Jeremy spoke of an ambition at the company to use Semantic Web technologies on the company’s resources in order to give users faster, more precise, more meaningful and relevant results for searches in the resources — making the company’s content more findable. This might be done by annotating the content of the resources and supporting search with respect to the annotations. (Along these lines, an important advantage is that the company has been using an XML editor (Epic) for its documents for some time, so there is broad and widespread familiarity with what XML offers.)

Similarly, PLC could develop tools which improve the searches among a law firm’s documents. This is especially crucial where searches are done by junior staff with less knowledge of how and where to search. As made clear in discussions of knowledge management in law firms, an important task of senior lawyers in a firm is to train the new and junior lawyers in the details of the practice. While law schools may train law students in legal analysis and the law, the students may be unprepared for how to practice, which may have less to do with the law and more to do with finding and working with the relevant documents.

Any technology which can support junior lawyers in learning their tasks would be an advantage. In addition, any technology which could encode a senior lawyer’s knowledge would be useful to share throughout the firm and to preserve that knowledge where the lawyer is unavailable.
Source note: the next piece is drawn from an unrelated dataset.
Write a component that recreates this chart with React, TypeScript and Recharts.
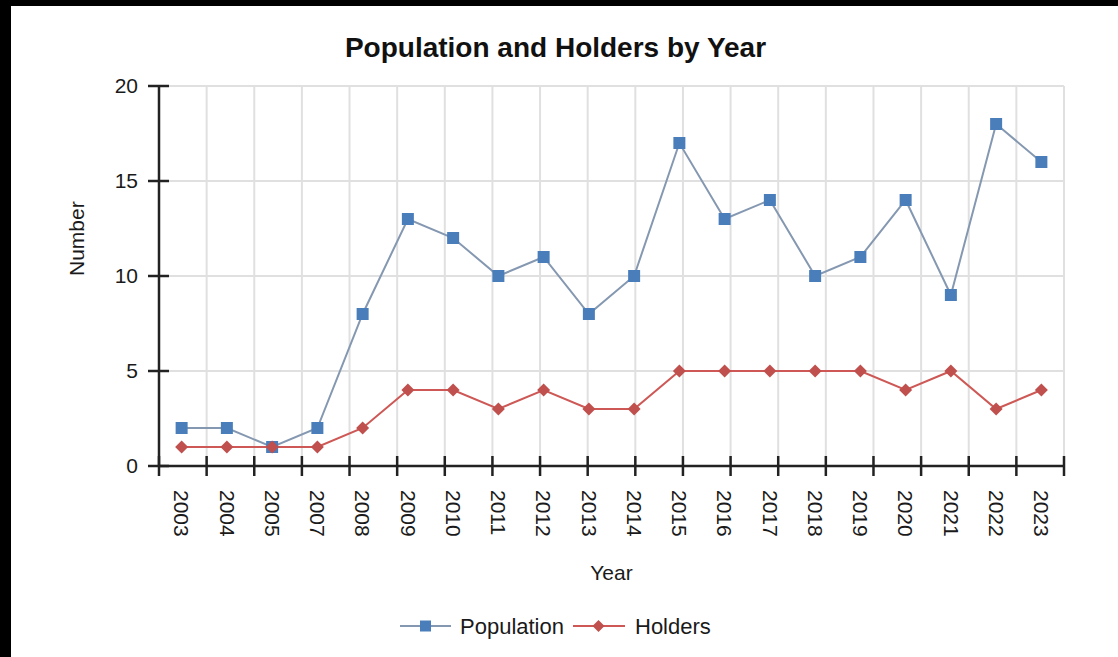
import { LineChart, Line, CartesianGrid, XAxis, YAxis, Legend } from "recharts";

const years = ["2003", "2004", "2005", "2007", "2008", "2009", "2010", "2011", "2012", "2013", "2014", "2015", "2016", "2017", "2018", "2019", "2020", "2021", "2022", "2023"];
const population = [2, 2, 1, 2, 8, 13, 12, 10, 11, 8, 10, 17, 13, 14, 10, 11, 14, 9, 18, 16];
const holders = [1, 1, 1, 1, 2, 4, 4, 3, 4, 3, 3, 5, 5, 5, 5, 5, 4, 5, 3, 4];
const yTicks = [0, 5, 10, 15, 20];

const data = years.map((year, i) => ({ year, Population: population[i], Holders: holders[i] }));
const bandEdges = years.map((_, i) => i).concat([years.length]);

const FONT = "'Liberation Sans', Arial, sans-serif";
const POP_LINE = "#8598b1";
const POP_MARK = "#4a7ebb";
const HOLD_LINE = "#cd5855";
const HOLD_MARK = "#c0504d";
const AXIS = "#222";
const TEXT = "#1a1a1a";

function SquareDot(props: any) {
  const { cx, cy } = props;
  if (cx == null || cy == null) return null;
  return <rect x={cx - 6} y={cy - 6} width={12} height={12} fill={POP_MARK} />;
}

function DiamondDot(props: any) {
  const { cx, cy } = props;
  if (cx == null || cy == null) return null;
  return <path d={`M${cx},${cy - 6.5}L${cx + 6.5},${cy}L${cx},${cy + 6.5}L${cx - 6.5},${cy}Z`} fill={HOLD_MARK} />;
}

function YTick(props: any) {
  const { x, y, payload } = props;
  return (
    <g>
      <line x1={x - 11} x2={x + 10} y1={y} y2={y} stroke={AXIS} strokeWidth={2.5} />
      <text x={x - 21} y={y} dy="0.35em" textAnchor="end" fontSize={21} fill={TEXT} fontFamily={FONT}>
        {payload.value}
      </text>
    </g>
  );
}

function EdgeTick(props: any) {
  const { x, y, payload } = props;
  if (payload == null || payload.value < 0 || payload.value > years.length) return null;
  return <line x1={x} x2={x} y1={y - 10} y2={y + 10} stroke={AXIS} strokeWidth={2.5} />;
}

function YearTick(props: any) {
  const { x, y, payload } = props;
  return (
    <text
      x={x}
      y={y}
      dy="0.35em"
      transform={`rotate(90 ${x} ${y})`}
      textAnchor="start"
      fontSize={21}
      fill={TEXT}
      fontFamily={FONT}
    >
      {payload.value}
    </text>
  );
}

function LegendContent() {
  return (
    <svg width={340} height={30} style={{ overflow: "visible" }}>
      <line x1={0} x2={51} y1={15} y2={15} stroke={POP_LINE} strokeWidth={2} />
      <rect x={20} y={9.5} width={11} height={11} fill={POP_MARK} />
      <text x={60} y={15} dy="0.35em" fontSize={22} fill={TEXT} fontFamily={FONT}>Population</text>
      <line x1={173} x2={225} y1={15} y2={15} stroke={HOLD_LINE} strokeWidth={2} />
      <path d="M198.5,9L204.5,15L198.5,21L192.5,15Z" fill={HOLD_MARK} />
      <text x={235} y={15} dy="0.35em" fontSize={22} fill={TEXT} fontFamily={FONT}>Holders</text>
    </svg>
  );
}

export default function App() {
  return (
    <div style={{ position: "absolute", left: 0, top: 0, width: 1118, height: 657, background: "#000", overflow: "hidden" }}>
      <div style={{ position: "absolute", left: 11, top: 6, width: 1107, height: 651, background: "#fff", fontFamily: FONT, overflow: "hidden" }}>
        <div
          style={{
            position: "absolute",
            left: 0,
            top: 26,
            width: 1089,
            textAlign: "center",
            fontSize: 28,
            lineHeight: "31px",
            fontWeight: "bold",
            color: "#111",
          }}
        >
          Population and Holders by Year
        </div>
        <LineChart width={1090} height={651} data={data} margin={{ top: 80, right: 37, left: 0, bottom: 21 }}>
          <CartesianGrid xAxisId="a" stroke="#e0e0e0" strokeWidth={2} />
          <XAxis
            xAxisId="a"
            type="number"
            domain={[0, years.length]}
            allowDataOverflow
            ticks={bandEdges}
            interval={0}
            height={1}
            tickSize={0}
            tickMargin={0}
            tickLine={false}
            tick={<EdgeTick />}
            axisLine={{ stroke: AXIS, strokeWidth: 2.5 }}
          />
          <XAxis
            xAxisId="b"
            dataKey="year"
            scale="band"
            interval={0}
            height={139}
            tickSize={0}
            tickMargin={23}
            tickLine={false}
            axisLine={false}
            tick={<YearTick />}
            label={{ value: "Year", position: "insideBottom", offset: 26, fontSize: 21, fill: TEXT, fontFamily: FONT }}
          />
          <YAxis
            width={148}
            domain={[0, 20]}
            ticks={yTicks}
            interval={0}
            tickSize={0}
            tickMargin={0}
            tickLine={false}
            tick={<YTick />}
            axisLine={{ stroke: AXIS, strokeWidth: 2.5 }}
            label={{ value: "Number", angle: -90, position: "insideLeft", offset: 66, fontSize: 21, fill: TEXT, fontFamily: FONT }}
          />
          <Legend
            content={<LegendContent />}
            wrapperStyle={{ position: "absolute", left: 389, top: 605, width: 340, height: 30 }}
          />
          <Line
            xAxisId="b"
            type="linear"
            dataKey="Population"
            stroke={POP_LINE}
            strokeWidth={2}
            dot={<SquareDot />}
            activeDot={false}
            isAnimationActive={false}
          />
          <Line
            xAxisId="b"
            type="linear"
            dataKey="Holders"
            stroke={HOLD_LINE}
            strokeWidth={2}
            dot={<DiamondDot />}
            activeDot={false}
            isAnimationActive={false}
          />
        </LineChart>
      </div>
    </div>
  );
}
Some Sample Problems and Tools

Contracts

An instance of such a tool might apply to contracts. PLC and firms have catalogues of preformatted draft documents, each of which may have variants developed over time. This may be seen as a contract base. A junior lawyer may be asked to find among this contract base a contract which is either an exact match for the current circumstances or close enough so that with some modifications it would suit. This can be viewed as an instance of case based reasoning, where the ‘factors’ are the particulars of the contracts and the current contractual setting. So, not only must there be some way to match similarity and difference among the documents, but there ought also to be some systematic way to manage the modifications.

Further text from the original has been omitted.